Do you ever listen to podcasts? Have you ever thought of doing one yourself? As we all adjust to more and more time spent with our digital devices, podcasting has become a strong, mainstream source of information for both B2B and B2C marketers. It’s not surprising that listening to a podcast is something people do when they exercise, cook, garden or just sit and relax. For many business-people, it is also something they do both attentively and while they multi-task! Which means that if you are going to do a podcast, it better be interesting.
In February, Bev Oster, President of Oster and Associates attended United Fresh Brandstorm in Austin, TX, meeting a variety of produce marketing people with a plethora of talents. Two ladies who caught her attention were Lori Taylor with The Produce Moms and Katie Mleziva with Real Food Brands. Both are successful podcasters focusing on different types of stories and different audience segments. Having since spent time with both Katie and Lori, it seemed this is a vehicle that more produce people have been slow to implement but that can provide an exciting opportunity when used correctly.

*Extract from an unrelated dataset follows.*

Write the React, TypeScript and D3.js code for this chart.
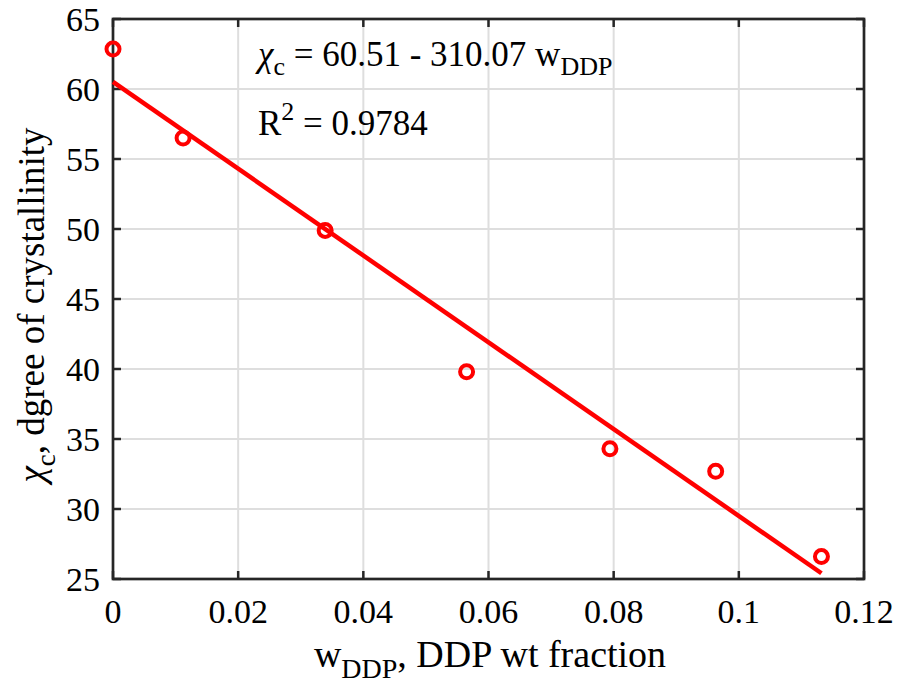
import React from "react";
import * as d3 from "d3";

const wDDP = [0, 0.0112, 0.0339, 0.0565, 0.0794, 0.0963, 0.1132];
const chiC = [62.85, 56.5, 49.9, 39.8, 34.3, 32.7, 26.6];
const xTicks = [0, 0.02, 0.04, 0.06, 0.08, 0.1, 0.12];
const yTicks = [25, 30, 35, 40, 45, 50, 55, 60, 65];
const fitIntercept = 60.51;
const fitSlope = -310.07;

const W = 900, H = 689;
const M = { left: 113, right: 36, top: 19, bottom: 110 };
const FONT = "Liberation Serif, Times New Roman, DejaVu Serif, serif";
const RED = "#ff0000";
const AX = "#262626";

export default function App() {
  const x = d3.scaleLinear().domain([0, 0.12]).range([M.left, W - M.right]);
  const y = d3.scaleLinear().domain([25, 65]).range([H - M.bottom, M.top]);
  const x0 = d3.min(wDDP)!, x1 = d3.max(wDDP)!;
  const fit = [x0, x1].map((v) => [v, fitIntercept + fitSlope * v] as [number, number]);
  const line = d3.line<[number, number]>().x((d) => x(d[0])).y((d) => y(d[1]));
  const fmt = (v: number) => (v === 0 ? "0" : String(+v.toFixed(2)));
  const [xl, xr] = x.range();
  const [yb, yt] = y.range();

  return (
    <svg width={W} height={H} style={{ position: "absolute", left: 0, top: 0, background: "#fff", fontFamily: FONT }}>
      <rect x={0} y={0} width={W} height={H} fill="#fff" />
      {xTicks.map((t) => (
        <line key={"gx" + t} x1={x(t)} x2={x(t)} y1={yb} y2={yt} stroke="#dedede" strokeWidth={2} />
      ))}
      {yTicks.map((t) => (
        <line key={"gy" + t} x1={xl} x2={xr} y1={y(t)} y2={y(t)} stroke="#dedede" strokeWidth={2} />
      ))}
      {xTicks.map((t) => (
        <g key={"tx" + t}>
          <line x1={x(t)} x2={x(t)} y1={yb} y2={yb - 8} stroke={AX} strokeWidth={2.5} />
          <line x1={x(t)} x2={x(t)} y1={yt} y2={yt + 8} stroke={AX} strokeWidth={2.5} />
          <text x={x(t)} y={yb + 44} fontSize={34} textAnchor="middle" fill="#000">{fmt(t)}</text>
        </g>
      ))}
      {yTicks.map((t) => (
        <g key={"ty" + t}>
          <line x1={xl} x2={xl + 8} y1={y(t)} y2={y(t)} stroke={AX} strokeWidth={2.5} />
          <line x1={xr} x2={xr - 8} y1={y(t)} y2={y(t)} stroke={AX} strokeWidth={2.5} />
          <text x={xl - 13} y={y(t) + 12} fontSize={34} textAnchor="end" fill="#000">{t}</text>
        </g>
      ))}
      <rect x={xl} y={yt} width={xr - xl} height={yb - yt} fill="none" stroke={AX} strokeWidth={2.7} />
      <path d={line(fit)!} fill="none" stroke={RED} strokeWidth={4.5} />
      {wDDP.map((v, i) => (
        <circle key={i} cx={x(v)} cy={y(chiC[i])} r={6.5} fill="none" stroke={RED} strokeWidth={4} />
      ))}
      <text x={258} y={66} fontSize={35} fill="#000">
        <tspan fontStyle="italic">χ</tspan>
        <tspan fontSize={26} dy={9}>c</tspan>
        <tspan dy={-9}> = 60.51 - 310.07 w</tspan>
        <tspan fontSize={26} dy={9}>DDP</tspan>
      </text>
      <text x={258} y={135} fontSize={35} fill="#000">
        R<tspan fontSize={26} dy={-15}>2</tspan>
        <tspan dy={15}> = 0.9784</tspan>
      </text>
      <text x={490} y={667} fontSize={38} textAnchor="middle" fill="#000">
        w<tspan fontSize={28} dy={11}>DDP</tspan>
        <tspan dy={-11}>, DDP wt fraction</tspan>
      </text>
      <text transform={`translate(44, ${(yt + yb) / 2 + 6}) rotate(-90)`} fontSize={37} textAnchor="middle" fill="#000">
        <tspan fontStyle="italic">χ</tspan>
        <tspan fontSize={27} dy={11}>c</tspan>
        <tspan dy={-11}>, dgree of crystallinity</tspan>
      </text>
    </svg>
  );
}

Let’s first start with the fact that there are more and more podcasts in the food industry. It is safe to say that podcasting is a commitment, so our recommendation is not that you start a podcast of your own. A better approach is that podcasting can become a part of your public relations program, where we are always trying to tell stories, and this is a great way to tell your story and have it continue to be live online for a long period of time. Think of this as you would a radio talk show, where you can be the guest of an interviewer who will lead you into telling what is most interesting about your brand.
“Start with your objectives when you seek to be a podcast guest,” says Katie Mleziva. “You want to first think about how a podcast appearance can help meet your goals so you can understand which podcasts are best for you. It’s important that you know what your most important brand messages are, but equally important is to be able to show the podcaster how you will bring value to his or her audience.” Katie works with emerging food and beverage companies across US. She engages with those companies a variety of ways, but her podcast is a key element for her to build relationships with industry partners and clients.
Oster and Associates doesn’t have a podcast because it’s an extensive undertaking onto itself. We’re not suggesting that our clients start their own podcasts either. But searching out podcasts, finding the right fit for the brands we represent and pitching great story ideas to podcasters is part of today’s PR strategy for many clients. As society moves ahead with its “new normal,” whatever that may be, we think podcasts will be an important element in storytelling for the produce industry. Your story is fascinating. Let’s share it!